┌─ Source records

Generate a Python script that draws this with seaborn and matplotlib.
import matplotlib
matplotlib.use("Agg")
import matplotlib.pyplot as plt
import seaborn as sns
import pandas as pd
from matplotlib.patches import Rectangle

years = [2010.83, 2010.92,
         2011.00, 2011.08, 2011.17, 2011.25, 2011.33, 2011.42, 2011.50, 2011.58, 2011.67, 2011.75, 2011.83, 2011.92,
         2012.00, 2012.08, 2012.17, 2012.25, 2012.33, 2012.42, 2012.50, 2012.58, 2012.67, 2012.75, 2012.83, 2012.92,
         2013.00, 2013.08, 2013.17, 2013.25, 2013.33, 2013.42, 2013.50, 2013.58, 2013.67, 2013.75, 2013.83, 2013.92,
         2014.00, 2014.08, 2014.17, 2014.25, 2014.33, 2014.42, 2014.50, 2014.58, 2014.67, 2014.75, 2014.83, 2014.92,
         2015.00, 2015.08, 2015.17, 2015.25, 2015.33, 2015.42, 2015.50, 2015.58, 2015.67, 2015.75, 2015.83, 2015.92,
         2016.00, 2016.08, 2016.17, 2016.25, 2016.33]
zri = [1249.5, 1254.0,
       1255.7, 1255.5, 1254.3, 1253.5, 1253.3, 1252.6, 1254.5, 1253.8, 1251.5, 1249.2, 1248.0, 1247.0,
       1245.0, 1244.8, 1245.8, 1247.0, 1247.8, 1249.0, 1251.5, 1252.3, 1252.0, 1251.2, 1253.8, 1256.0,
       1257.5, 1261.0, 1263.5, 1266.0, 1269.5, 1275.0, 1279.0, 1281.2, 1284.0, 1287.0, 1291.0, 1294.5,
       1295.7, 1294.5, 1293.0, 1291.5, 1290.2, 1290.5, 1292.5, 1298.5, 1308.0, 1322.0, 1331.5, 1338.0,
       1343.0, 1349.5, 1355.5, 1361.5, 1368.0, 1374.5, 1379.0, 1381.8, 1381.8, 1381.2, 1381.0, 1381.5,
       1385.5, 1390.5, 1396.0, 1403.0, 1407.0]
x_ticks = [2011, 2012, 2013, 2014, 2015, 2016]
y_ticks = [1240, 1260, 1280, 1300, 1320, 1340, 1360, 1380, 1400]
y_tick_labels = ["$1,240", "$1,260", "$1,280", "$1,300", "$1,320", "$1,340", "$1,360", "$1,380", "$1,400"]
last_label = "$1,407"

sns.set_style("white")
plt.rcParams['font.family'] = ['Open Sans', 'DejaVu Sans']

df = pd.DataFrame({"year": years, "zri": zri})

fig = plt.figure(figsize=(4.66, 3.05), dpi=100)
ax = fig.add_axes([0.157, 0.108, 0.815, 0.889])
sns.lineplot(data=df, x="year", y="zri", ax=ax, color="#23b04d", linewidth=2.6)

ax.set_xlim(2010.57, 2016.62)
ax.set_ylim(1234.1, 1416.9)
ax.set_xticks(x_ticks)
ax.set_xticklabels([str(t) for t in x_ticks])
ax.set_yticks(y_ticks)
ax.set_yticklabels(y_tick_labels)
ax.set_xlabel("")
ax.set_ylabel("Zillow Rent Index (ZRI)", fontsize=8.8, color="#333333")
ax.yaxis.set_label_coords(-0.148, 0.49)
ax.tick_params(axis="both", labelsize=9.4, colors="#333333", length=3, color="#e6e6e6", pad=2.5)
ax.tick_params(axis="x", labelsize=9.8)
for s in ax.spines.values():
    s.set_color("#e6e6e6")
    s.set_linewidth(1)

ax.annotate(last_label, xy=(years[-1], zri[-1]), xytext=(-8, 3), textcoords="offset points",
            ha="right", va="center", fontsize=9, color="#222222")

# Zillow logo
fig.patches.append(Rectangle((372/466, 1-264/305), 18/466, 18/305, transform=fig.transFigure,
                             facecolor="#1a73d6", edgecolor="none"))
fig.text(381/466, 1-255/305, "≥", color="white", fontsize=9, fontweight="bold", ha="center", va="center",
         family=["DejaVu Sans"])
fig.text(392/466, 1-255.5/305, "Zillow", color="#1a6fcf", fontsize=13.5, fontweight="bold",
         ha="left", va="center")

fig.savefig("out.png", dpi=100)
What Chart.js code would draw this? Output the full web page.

└─

Lines from the top of the entries through the line with "from matplotlib.patches import Rectangle" are to be transcribed exactly, and nothing more.

• [Reply to the exercise]:
Generate a Python script that draws this with seaborn and matplotlib.
import matplotlib
matplotlib.use("Agg")
import matplotlib.pyplot as plt
import seaborn as sns
import pandas as pd
from matplotlib.patches import Rectangle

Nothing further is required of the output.